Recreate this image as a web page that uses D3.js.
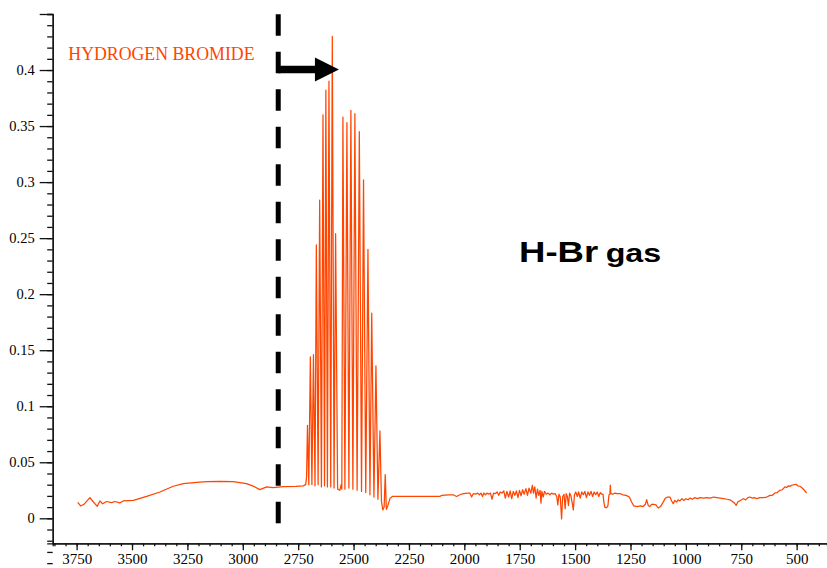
<!DOCTYPE html>
<html>
<head>
<meta charset="utf-8">
<script src="https://cdn.jsdelivr.net/npm/d3@7"></script>
<style>
  body { margin: 0; background: #fff; }
  svg { display: block; }
</style>
</head>
<body>
<svg></svg>
<script>
const width = 827;
const height = 568;

// spectrum (wavenumber cm-1 / absorbance)
const leftWn  = [3745, 3732, 3717, 3690, 3676, 3657, 3645, 3633, 3615, 3592, 3577, 3555, 3540, 3494, 3434, 3374, 3314, 3269, 3208, 3163, 3100, 3043, 2983, 2945, 2923, 2892, 2863, 2817, 2760, 2727];
const leftAbs = [0.0143, 0.011, 0.0125, 0.0185, 0.015, 0.0107, 0.0155, 0.013, 0.015, 0.014, 0.015, 0.0137, 0.0155, 0.016, 0.0196, 0.0235, 0.0286, 0.031, 0.032, 0.0327, 0.033, 0.0327, 0.031, 0.028, 0.0256, 0.028, 0.0274, 0.0283, 0.0285, 0.029];

// P and R branch lines (valley, peak, valley, ...)
const branchWn  = [2716, 2712, 2708, 2702, 2695, 2688, 2681, 2674, 2668, 2660, 2653, 2645, 2638, 2631, 2625, 2618, 2611, 2603, 2596, 2588, 2581, 2572, 2562, 2556, 2553, 2548, 2539, 2530, 2521, 2512, 2503, 2494, 2484, 2474, 2464, 2455, 2445, 2435, 2426, 2418, 2408, 2399, 2390, 2381, 2374, 2368, 2362, 2357, 2352, 2345, 2335, 2325];
const branchAbs = [0.030, 0.037, 0.083, 0.030, 0.144, 0.030, 0.146, 0.029, 0.244, 0.030, 0.284, 0.028, 0.360, 0.029, 0.382, 0.028, 0.390, 0.028, 0.430, 0.027, 0.254, 0.026, 0.025, 0.030, 0.026, 0.358, 0.026, 0.353, 0.027, 0.364, 0.026, 0.361, 0.025, 0.345, 0.024, 0.302, 0.023, 0.240, 0.021, 0.183, 0.019, 0.136, 0.017, 0.078, 0.015, 0.0075, 0.010, 0.039, 0.008, 0.0115, 0.018, 0.0195];

const rightWn  = [2313, 2200, 2110, 2102, 2070, 2050, 2035, 2020, 2005, 1985, 1975, 1967, 1960, 1950, 1940, 1932, 1925, 1918, 1912, 1905, 1898, 1890, 1882, 1875, 1868, 1860, 1852, 1845, 1838, 1830, 1822, 1815, 1808, 1800, 1793, 1786, 1779, 1772, 1765, 1758, 1751, 1744, 1737, 1730, 1722, 1715, 1708, 1700, 1693, 1688, 1682, 1676, 1670, 1664, 1658, 1654, 1650, 1644, 1638, 1630, 1622, 1614, 1606, 1598, 1590, 1583, 1578, 1573, 1567, 1561, 1556, 1550, 1545, 1540, 1535, 1530, 1525, 1519, 1513, 1508, 1503, 1497, 1490, 1484, 1477, 1470, 1463, 1456, 1449, 1442, 1435, 1428, 1421, 1414, 1407, 1400, 1393, 1386, 1380, 1374, 1370, 1365, 1358, 1352, 1347, 1343, 1341, 1339, 1330, 1320, 1310, 1297, 1285, 1270, 1255, 1245, 1235, 1220, 1205, 1193, 1183, 1177, 1170, 1163, 1155, 1145, 1135, 1125, 1115, 1105, 1094, 1083, 1072, 1064, 1057, 1050, 1042, 1035, 1027, 1018, 1010, 1000, 990, 982, 970, 960, 948, 936, 920, 905, 890, 875, 861, 845, 830, 815, 801, 790, 780, 773, 766, 758, 748, 740, 730, 720, 711, 700, 690, 680, 666, 650, 635, 620, 610, 598, 588, 575, 565, 553, 545, 537, 530, 523, 515, 503, 495, 485, 475, 465, 455];
const rightAbs = [0.0195, 0.0195, 0.0195, 0.0205, 0.021, 0.021, 0.0195, 0.021, 0.022, 0.0225, 0.0225, 0.019, 0.022, 0.0215, 0.0225, 0.021, 0.0225, 0.0195, 0.0225, 0.021, 0.0225, 0.0215, 0.0225, 0.017, 0.0225, 0.022, 0.0235, 0.0205, 0.0235, 0.0225, 0.0245, 0.018, 0.024, 0.019, 0.0245, 0.0175, 0.024, 0.0205, 0.0245, 0.0185, 0.025, 0.02, 0.0255, 0.0215, 0.0265, 0.0205, 0.027, 0.0225, 0.0295, 0.0225, 0.028, 0.018, 0.026, 0.0205, 0.025, 0.0135, 0.024, 0.019, 0.024, 0.0215, 0.0225, 0.021, 0.0225, 0.0215, 0.022, 0.0195, 0.012, 0.0215, 0.019, -0.0005, 0.0195, 0.0215, 0.0085, 0.022, 0.0195, 0.0115, 0.0225, 0.02, 0.0135, 0.0075, 0.021, 0.0235, 0.0195, 0.0235, 0.018, 0.0235, 0.021, 0.024, 0.0185, 0.0235, 0.0205, 0.024, 0.0195, 0.0235, 0.021, 0.0235, 0.0195, 0.023, 0.0215, 0.0215, 0.014, 0.0095, 0.0095, 0.011, 0.021, 0.0215, 0.0295, 0.022, 0.0215, 0.0225, 0.022, 0.022, 0.021, 0.0205, 0.019, 0.0145, 0.011, 0.0105, 0.011, 0.0105, 0.0125, 0.0166, 0.0115, 0.0105, 0.0125, 0.0125, 0.012, 0.0092, 0.0105, 0.0135, 0.0176, 0.019, 0.019, 0.0155, 0.013, 0.016, 0.0145, 0.0165, 0.0155, 0.0175, 0.016, 0.0175, 0.0165, 0.018, 0.017, 0.0185, 0.0175, 0.0185, 0.018, 0.0185, 0.018, 0.019, 0.0185, 0.018, 0.0175, 0.017, 0.0165, 0.015, 0.0135, 0.0115, 0.0145, 0.0155, 0.0165, 0.0175, 0.0165, 0.0185, 0.019, 0.018, 0.0185, 0.0175, 0.0185, 0.0185, 0.019, 0.0205, 0.0205, 0.0226, 0.023, 0.025, 0.0255, 0.028, 0.0275, 0.029, 0.0285, 0.0295, 0.0298, 0.0304, 0.029, 0.0286, 0.027, 0.025, 0.0226];

// axis ticks
const xTickValues = [3750, 3500, 3250, 3000, 2750, 2500, 2250, 2000, 1750, 1500, 1250, 1000, 750, 500];
const yTickValues = [0, 0.05, 0.1, 0.15, 0.2, 0.25, 0.3, 0.35, 0.4];

// annotations
const markerWn = 2840;
const arrowEndWn = 2566;
const arrowAbs = 0.4;
const titleText = 'HYDROGEN BROMIDE';

const lineColor = '#ff4500';
const serif = '"Liberation Serif", "Times New Roman", serif';

let svg = d3.select('svg')
    .attr('width', width)
    .attr('height', height);

let xScale = d3.scaleLinear()
    .domain([3858, 363])
    .range([52.7, 827]);

let yScale = d3.scaleLinear()
    .domain([-0.0223, 0.45])
    .range([543.3, 14]);

function buildSpectrum() {
    let wn = leftWn.concat(branchWn, rightWn);
    let abs = leftAbs.concat(branchAbs, rightAbs);
    return wn.map((w, i) => [w, abs[i]]);
}

function drawAxes() {
    // minor ticks first
    let xMinor = d3.range(400, 3851, 50);
    let yMinor = d3.range(-20, 46, 1).map(d => d / 100);

    let xAxisMinor = d3.axisBottom(xScale)
        .tickValues(xMinor)
        .tickSize(3)
        .tickFormat('');
    let yAxisMinor = d3.axisLeft(yScale)
        .tickValues(yMinor)
        .tickSize(5.5)
        .tickFormat('');

    svg.append('g')
        .attr('transform', 'translate(0,' + yScale.range()[0] + ')')
        .call(xAxisMinor);
    svg.append('g')
        .attr('transform', 'translate(' + xScale.range()[0] + ',0)')
        .call(yAxisMinor);

    let xAxis = d3.axisBottom(xScale)
        .tickValues(xTickValues)
        .tickSize(7)
        .tickSizeOuter(0)
        .tickPadding(3)
        .tickFormat(d3.format('d'));

    let yAxis = d3.axisLeft(yScale)
        .tickValues(yTickValues.concat([0.45]))
        .tickSize(13)
        .tickSizeOuter(0)
        .tickPadding(4)
        .tickFormat(d => d === 0.45 ? '' : d3.format('')(d));

    let gx = svg.append('g')
        .attr('id', 'x-axis')
        .attr('transform', 'translate(0,' + yScale.range()[0] + ')')
        .call(xAxis);
    gx.selectAll('text')
        .style('font-family', serif)
        .style('font-size', '15px');

    let gy = svg.append('g')
        .attr('id', 'y-axis')
        .attr('transform', 'translate(' + xScale.range()[0] + ',0)')
        .call(yAxis);
    gy.selectAll('text')
        .style('font-family', serif)
        .style('font-size', '14.5px')
        .attr('x', -18);

    svg.selectAll('.domain, .tick line')
        .attr('stroke', '#111')
        .attr('stroke-width', 1.3);
}

function drawSpectrum(data) {
    let line = d3.line()
        .x(d => xScale(d[0]))
        .y(d => yScale(d[1]));

    svg.append('path')
        .datum(data)
        .attr('d', line)
        .attr('fill', 'none')
        .attr('stroke', lineColor)
        .attr('stroke-width', 1.25)
        .attr('stroke-linejoin', 'round');
}

function drawAnnotations() {
    let mx = xScale(markerWn);

    // dashed marker line, drawn from the bottom up
    svg.append('line')
        .attr('x1', mx).attr('x2', mx)
        .attr('y1', 523.3).attr('y2', 0)
        .attr('stroke', '#000')
        .attr('stroke-width', 5)
        .attr('stroke-dasharray', '21.5,16');

    // arrow
    let ay = yScale(arrowAbs) - 0.6;
    let tip = xScale(arrowEndWn);
    let headLen = 24;
    let arrowPath = d3.path();
    arrowPath.moveTo(mx, ay - 3.8);
    arrowPath.lineTo(tip - headLen, ay - 3.8);
    arrowPath.lineTo(tip - headLen, ay - 12);
    arrowPath.lineTo(tip, ay);
    arrowPath.lineTo(tip - headLen, ay + 12);
    arrowPath.lineTo(tip - headLen, ay + 3.8);
    arrowPath.lineTo(mx, ay + 3.8);
    arrowPath.closePath();
    svg.append('path')
        .attr('d', arrowPath.toString())
        .attr('fill', '#000');

    svg.append('text')
        .attr('x', 68.3)
        .attr('y', 60)
        .attr('fill', lineColor)
        .style('font-family', serif)
        .style('font-size', '17.8px')
        .text(titleText);

    let label = svg.append('text')
        .attr('transform', 'translate(519,262) scale(1.24,1)')
        .style('font-family', '"Liberation Sans", Arial, sans-serif')
        .style('font-weight', 'bold')
        .attr('fill', '#000');
    label.append('tspan')
        .style('font-size', '29.5px')
        .text('H-Br');
    label.append('tspan')
        .style('font-size', '26px')
        .attr('dx', 6)
        .text('gas');
}

function main() {
    let data = buildSpectrum();
    drawAxes();
    drawSpectrum(data);
    drawAnnotations();
}

main();
</script>
</body>
</html>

* **WHAT TO DO**: Repeat only what lies between the start of the data and the end of the line containing "const height = 568;", exactly, with pictures left out.

* **REPLY**:
Recreate this image as a web page that uses D3.js.
<!DOCTYPE html>
<html>
<head>
<meta charset="utf-8">
<script src="https://cdn.jsdelivr.net/npm/d3@7"></script>
<style>
  body { margin: 0; background: #fff; }
  svg { display: block; }
</style>
</head>
<body>
<svg></svg>
<script>
const width = 827;
const height = 568;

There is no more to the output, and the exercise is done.